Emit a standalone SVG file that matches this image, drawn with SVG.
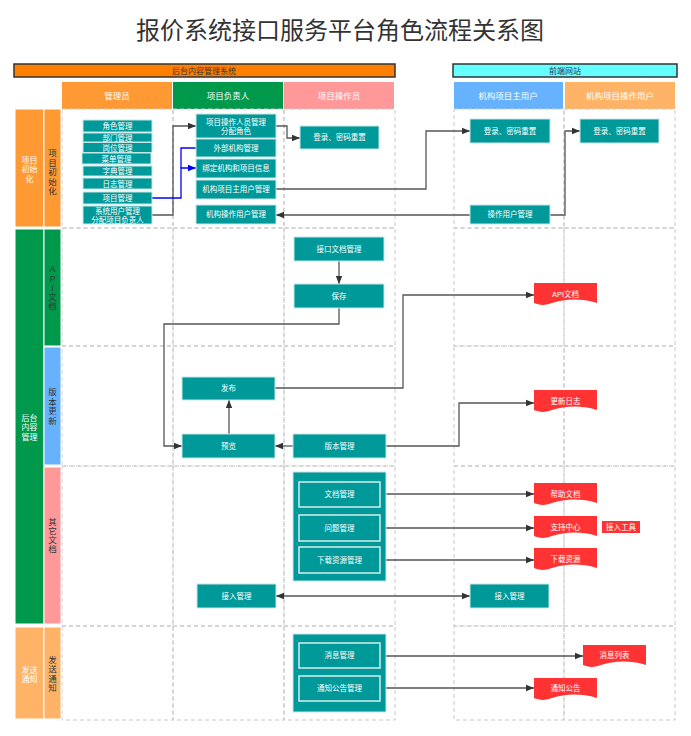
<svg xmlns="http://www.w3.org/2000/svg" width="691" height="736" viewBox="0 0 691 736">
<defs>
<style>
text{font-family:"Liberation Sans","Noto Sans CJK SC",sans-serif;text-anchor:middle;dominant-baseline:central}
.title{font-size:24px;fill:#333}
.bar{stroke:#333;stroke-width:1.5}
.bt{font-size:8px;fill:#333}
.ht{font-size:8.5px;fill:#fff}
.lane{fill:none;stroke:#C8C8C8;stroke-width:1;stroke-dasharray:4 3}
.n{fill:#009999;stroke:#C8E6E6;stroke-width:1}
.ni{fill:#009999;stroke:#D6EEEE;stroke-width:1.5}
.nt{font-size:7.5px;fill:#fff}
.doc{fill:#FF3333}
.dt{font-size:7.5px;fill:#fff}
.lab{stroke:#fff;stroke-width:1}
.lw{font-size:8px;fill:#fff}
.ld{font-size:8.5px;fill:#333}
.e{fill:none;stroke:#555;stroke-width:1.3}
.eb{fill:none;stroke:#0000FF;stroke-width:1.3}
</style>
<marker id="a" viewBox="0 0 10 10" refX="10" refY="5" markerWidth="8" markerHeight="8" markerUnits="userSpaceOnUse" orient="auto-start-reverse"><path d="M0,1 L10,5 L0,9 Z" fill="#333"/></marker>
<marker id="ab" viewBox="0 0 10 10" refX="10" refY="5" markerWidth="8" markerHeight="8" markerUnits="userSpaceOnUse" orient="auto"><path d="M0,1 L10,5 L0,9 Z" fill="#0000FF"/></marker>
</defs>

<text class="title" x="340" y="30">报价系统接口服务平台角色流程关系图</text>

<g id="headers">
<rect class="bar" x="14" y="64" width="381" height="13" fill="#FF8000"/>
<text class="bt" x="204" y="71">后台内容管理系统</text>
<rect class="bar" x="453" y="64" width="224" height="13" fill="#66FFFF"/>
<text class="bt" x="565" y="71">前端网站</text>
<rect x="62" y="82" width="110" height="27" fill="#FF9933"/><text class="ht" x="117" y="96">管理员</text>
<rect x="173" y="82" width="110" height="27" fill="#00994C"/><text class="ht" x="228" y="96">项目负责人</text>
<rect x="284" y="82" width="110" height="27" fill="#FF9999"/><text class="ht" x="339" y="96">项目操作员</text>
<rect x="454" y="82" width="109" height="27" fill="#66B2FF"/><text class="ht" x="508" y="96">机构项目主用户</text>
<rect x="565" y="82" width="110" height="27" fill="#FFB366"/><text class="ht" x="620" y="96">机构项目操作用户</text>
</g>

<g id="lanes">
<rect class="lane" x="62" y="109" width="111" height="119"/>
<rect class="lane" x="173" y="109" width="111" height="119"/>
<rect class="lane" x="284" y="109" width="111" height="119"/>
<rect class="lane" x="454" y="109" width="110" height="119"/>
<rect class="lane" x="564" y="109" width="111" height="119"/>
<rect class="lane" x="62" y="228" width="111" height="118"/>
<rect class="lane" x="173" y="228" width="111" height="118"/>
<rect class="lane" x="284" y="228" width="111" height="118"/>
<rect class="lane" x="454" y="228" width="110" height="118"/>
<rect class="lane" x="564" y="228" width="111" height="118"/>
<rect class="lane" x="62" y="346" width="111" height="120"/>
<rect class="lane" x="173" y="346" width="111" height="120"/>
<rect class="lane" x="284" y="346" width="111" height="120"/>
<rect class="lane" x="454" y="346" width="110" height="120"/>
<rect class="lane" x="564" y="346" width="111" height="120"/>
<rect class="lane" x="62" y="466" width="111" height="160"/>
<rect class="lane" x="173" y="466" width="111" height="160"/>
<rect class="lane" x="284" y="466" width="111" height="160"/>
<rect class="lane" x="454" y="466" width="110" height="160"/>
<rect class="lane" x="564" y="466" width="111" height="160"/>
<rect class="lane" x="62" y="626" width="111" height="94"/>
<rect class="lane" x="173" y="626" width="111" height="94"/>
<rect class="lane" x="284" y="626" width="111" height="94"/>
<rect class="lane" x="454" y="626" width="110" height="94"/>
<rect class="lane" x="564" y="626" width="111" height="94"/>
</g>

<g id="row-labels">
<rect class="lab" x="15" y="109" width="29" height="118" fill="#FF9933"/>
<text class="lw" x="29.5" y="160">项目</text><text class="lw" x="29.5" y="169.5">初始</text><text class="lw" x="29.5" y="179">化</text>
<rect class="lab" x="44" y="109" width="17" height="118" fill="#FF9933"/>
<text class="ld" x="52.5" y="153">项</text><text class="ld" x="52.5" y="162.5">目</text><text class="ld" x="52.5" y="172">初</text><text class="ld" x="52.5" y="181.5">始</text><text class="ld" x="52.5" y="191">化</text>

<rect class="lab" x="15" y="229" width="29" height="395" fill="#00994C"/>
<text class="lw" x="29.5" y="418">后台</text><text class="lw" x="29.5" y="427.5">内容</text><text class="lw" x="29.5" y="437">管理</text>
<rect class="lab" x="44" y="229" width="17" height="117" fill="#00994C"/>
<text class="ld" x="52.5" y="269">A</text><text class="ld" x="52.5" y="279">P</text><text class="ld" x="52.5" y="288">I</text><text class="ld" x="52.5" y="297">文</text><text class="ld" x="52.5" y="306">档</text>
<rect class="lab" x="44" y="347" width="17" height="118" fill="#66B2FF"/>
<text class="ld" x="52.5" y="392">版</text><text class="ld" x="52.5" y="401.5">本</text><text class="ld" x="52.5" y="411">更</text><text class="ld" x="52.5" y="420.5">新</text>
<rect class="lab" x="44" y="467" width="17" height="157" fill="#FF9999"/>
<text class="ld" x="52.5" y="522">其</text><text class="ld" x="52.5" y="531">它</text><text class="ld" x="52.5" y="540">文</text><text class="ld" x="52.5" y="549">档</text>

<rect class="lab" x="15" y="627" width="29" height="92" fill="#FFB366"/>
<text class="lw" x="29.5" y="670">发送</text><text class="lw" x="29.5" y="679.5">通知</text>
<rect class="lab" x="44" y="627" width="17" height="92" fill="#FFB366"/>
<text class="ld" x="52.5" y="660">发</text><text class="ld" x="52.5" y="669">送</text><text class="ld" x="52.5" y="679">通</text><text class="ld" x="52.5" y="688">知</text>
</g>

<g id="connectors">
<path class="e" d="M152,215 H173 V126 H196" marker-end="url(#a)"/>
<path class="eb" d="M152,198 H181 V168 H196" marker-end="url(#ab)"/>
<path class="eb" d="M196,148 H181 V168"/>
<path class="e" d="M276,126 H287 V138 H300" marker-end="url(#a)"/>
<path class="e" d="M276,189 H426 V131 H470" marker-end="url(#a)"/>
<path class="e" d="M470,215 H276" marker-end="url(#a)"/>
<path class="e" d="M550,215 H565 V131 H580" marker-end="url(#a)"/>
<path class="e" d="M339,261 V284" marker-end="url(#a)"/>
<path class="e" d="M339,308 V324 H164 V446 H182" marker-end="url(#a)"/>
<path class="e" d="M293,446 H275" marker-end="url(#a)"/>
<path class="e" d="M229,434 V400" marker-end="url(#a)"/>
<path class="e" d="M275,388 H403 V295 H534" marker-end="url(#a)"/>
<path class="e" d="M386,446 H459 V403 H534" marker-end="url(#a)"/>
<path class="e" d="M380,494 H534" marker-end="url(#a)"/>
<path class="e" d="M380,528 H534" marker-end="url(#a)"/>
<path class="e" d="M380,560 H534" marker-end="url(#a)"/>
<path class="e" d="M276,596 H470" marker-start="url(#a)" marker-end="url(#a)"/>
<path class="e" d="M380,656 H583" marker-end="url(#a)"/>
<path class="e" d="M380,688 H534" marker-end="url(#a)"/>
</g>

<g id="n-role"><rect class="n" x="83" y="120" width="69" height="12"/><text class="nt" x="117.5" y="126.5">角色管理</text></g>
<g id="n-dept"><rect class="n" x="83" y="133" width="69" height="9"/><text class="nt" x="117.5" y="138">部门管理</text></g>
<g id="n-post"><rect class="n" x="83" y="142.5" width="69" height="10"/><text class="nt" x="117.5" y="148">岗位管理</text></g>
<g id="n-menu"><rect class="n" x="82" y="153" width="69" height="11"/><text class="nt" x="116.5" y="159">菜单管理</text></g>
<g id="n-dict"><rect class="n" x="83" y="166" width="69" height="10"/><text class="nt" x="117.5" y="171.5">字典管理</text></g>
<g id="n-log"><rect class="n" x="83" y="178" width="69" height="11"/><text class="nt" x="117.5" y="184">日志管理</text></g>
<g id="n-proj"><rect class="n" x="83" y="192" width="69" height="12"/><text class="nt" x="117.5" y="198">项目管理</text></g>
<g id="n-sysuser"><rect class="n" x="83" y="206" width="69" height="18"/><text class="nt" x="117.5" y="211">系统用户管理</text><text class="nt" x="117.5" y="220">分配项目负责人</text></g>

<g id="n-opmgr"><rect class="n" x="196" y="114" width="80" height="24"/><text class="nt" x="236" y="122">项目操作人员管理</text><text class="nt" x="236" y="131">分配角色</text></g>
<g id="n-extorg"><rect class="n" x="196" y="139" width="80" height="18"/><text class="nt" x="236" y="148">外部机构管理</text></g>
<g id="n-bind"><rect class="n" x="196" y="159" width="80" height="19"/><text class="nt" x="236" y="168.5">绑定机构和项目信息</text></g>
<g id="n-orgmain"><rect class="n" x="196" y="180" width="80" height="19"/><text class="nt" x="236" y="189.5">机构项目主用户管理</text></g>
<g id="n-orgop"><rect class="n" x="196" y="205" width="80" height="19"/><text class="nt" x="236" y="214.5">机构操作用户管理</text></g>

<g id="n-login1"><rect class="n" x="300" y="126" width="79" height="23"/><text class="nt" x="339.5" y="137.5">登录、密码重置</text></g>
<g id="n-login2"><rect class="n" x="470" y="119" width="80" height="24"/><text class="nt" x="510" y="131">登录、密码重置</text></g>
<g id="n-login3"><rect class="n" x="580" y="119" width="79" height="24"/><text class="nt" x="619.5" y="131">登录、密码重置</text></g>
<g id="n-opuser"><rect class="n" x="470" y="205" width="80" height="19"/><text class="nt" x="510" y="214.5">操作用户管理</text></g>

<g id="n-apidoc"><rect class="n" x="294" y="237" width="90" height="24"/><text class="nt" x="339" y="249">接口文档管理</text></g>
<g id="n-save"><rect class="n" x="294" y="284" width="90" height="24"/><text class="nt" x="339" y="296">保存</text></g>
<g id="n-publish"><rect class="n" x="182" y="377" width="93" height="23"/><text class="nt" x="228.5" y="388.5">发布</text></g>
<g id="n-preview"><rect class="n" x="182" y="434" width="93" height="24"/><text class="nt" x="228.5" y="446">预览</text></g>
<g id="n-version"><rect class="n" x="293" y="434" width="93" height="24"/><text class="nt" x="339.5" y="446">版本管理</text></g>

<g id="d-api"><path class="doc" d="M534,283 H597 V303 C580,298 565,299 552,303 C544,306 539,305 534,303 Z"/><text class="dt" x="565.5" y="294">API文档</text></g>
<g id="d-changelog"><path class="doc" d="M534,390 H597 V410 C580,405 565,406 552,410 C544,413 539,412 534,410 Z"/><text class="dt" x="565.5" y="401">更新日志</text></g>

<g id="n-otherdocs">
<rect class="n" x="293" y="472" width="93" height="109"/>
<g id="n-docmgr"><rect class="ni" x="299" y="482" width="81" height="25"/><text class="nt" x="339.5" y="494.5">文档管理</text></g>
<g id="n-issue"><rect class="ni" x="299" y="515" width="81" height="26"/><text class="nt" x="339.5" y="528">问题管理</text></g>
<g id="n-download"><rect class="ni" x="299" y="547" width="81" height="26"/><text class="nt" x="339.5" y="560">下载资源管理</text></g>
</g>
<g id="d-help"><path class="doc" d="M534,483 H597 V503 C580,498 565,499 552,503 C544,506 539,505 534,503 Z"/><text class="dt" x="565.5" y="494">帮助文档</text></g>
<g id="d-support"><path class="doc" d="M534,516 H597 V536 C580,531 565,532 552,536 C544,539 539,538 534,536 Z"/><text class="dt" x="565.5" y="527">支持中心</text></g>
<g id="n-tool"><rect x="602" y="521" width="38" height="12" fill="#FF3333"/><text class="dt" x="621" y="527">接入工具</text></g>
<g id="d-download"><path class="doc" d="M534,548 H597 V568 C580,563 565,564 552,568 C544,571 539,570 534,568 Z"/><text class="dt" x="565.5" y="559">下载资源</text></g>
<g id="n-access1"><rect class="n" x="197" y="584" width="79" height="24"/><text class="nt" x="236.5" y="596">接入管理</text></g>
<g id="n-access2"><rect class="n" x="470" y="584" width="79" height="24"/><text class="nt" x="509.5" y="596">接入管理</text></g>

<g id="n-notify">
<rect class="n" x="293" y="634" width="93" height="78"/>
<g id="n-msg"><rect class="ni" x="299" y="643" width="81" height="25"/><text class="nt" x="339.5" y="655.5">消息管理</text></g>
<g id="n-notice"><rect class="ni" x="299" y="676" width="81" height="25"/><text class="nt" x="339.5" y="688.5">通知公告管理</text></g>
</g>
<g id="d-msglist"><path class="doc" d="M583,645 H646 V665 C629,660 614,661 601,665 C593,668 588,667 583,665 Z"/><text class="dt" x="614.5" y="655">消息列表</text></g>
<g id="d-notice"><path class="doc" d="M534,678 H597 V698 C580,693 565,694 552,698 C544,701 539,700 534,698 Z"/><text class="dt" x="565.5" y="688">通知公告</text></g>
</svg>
==
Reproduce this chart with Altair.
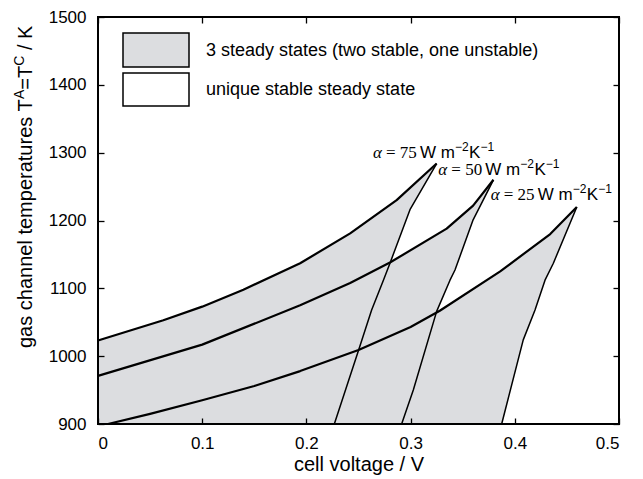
--
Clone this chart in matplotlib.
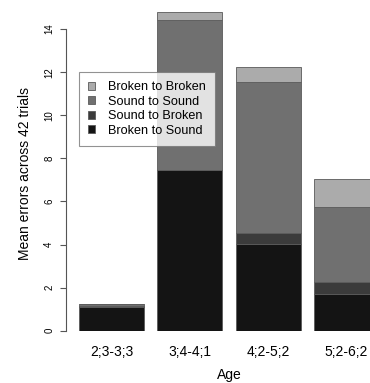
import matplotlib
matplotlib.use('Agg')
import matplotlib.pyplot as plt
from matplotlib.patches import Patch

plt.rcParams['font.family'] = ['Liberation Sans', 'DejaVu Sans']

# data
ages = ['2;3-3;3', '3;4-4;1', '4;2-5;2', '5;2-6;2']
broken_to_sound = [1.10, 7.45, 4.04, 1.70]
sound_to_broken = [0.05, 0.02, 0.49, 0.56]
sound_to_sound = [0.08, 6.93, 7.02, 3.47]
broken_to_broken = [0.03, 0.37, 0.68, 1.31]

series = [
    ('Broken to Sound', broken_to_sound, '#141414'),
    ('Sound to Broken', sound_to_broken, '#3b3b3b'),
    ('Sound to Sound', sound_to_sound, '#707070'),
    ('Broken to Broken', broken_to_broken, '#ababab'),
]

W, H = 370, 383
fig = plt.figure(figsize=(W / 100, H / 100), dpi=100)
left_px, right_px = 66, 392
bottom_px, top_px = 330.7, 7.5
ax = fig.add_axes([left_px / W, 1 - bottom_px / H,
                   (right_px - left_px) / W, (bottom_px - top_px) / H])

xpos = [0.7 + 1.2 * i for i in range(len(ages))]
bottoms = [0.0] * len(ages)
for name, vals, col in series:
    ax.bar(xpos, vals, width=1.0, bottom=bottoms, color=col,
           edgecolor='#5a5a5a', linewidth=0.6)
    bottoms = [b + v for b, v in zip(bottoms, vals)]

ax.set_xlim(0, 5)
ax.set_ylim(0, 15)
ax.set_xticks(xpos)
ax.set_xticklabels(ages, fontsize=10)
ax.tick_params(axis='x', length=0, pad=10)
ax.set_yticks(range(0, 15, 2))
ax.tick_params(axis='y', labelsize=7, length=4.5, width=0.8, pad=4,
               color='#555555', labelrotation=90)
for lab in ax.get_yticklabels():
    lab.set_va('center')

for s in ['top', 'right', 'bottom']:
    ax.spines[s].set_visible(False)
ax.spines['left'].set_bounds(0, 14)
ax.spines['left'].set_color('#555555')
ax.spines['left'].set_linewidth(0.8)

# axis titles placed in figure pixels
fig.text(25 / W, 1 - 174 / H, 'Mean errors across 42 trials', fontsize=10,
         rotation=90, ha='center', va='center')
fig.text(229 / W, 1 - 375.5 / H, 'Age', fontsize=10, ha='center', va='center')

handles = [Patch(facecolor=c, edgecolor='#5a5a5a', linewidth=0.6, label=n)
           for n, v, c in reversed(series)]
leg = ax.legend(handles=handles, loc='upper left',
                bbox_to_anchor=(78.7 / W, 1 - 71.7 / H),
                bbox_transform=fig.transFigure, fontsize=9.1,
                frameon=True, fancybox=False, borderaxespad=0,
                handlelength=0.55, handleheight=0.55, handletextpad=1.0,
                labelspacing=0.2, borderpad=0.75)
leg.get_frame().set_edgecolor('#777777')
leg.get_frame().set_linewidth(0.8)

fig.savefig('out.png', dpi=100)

## EXERCISE
Tally every line of the data that holds the word "chart" and write the count alone.

## THE RESPONSE
2